We have proposed a new scheme for the realization of an excellent active optical frequency standard by utilizing fast and slow twice cavity-locking technique in dual-wavelength active optical clock. The performance is expected to achieve the short term stability of $3.8\times 10^{-16}$ at 1 s and long-term stability of 10−18 magnitude. Also, the linewidth is expected to reach the quantum limited linewidth with the frequency shift of $7.1\times 10^{-5} \text{Hz}/\mathrm{s}$. The system includes four main technologies: dual-wavelength active optical clock, Pound-Drever-Hall technique, phase-stabilized femtosecond laser comb and high speed feedback technique. The cavity length is relocked through slow and fast feedback to two piezoelectric translators of the main-cavity.
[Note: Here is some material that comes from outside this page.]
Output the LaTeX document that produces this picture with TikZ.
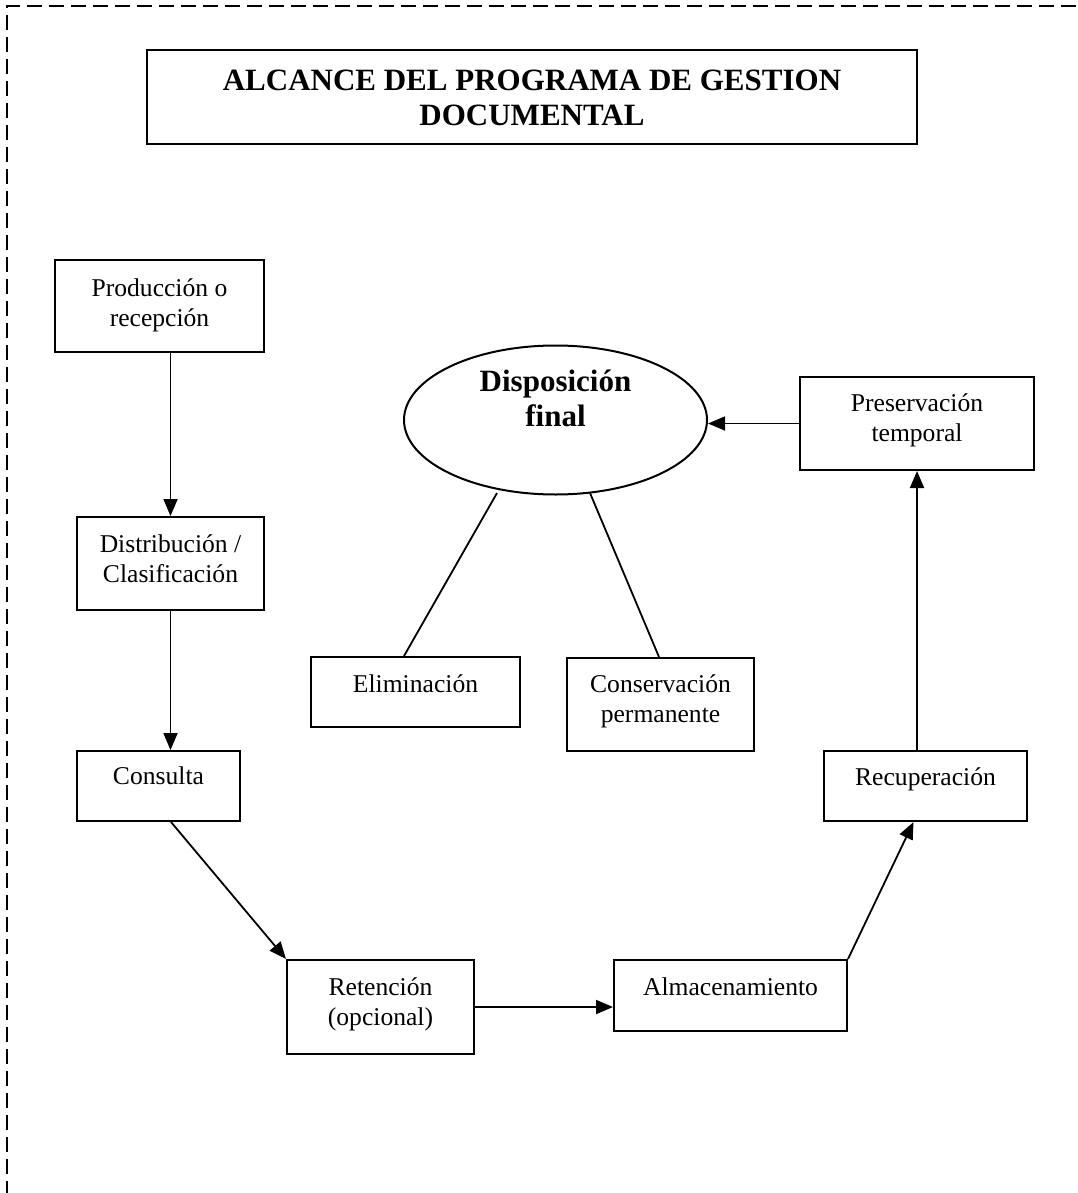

Therefore, the residual cavity-pulling effect influencing the long-term frequency stability in four-level active optical clock can be suppressed by square times of the bad-cavity coefficient. The frequency stability and the frequency shift of the active optical frequency standard are expected to be two orders and four orders of magnitude better than the ultra-stable reference cavity laser, respectively.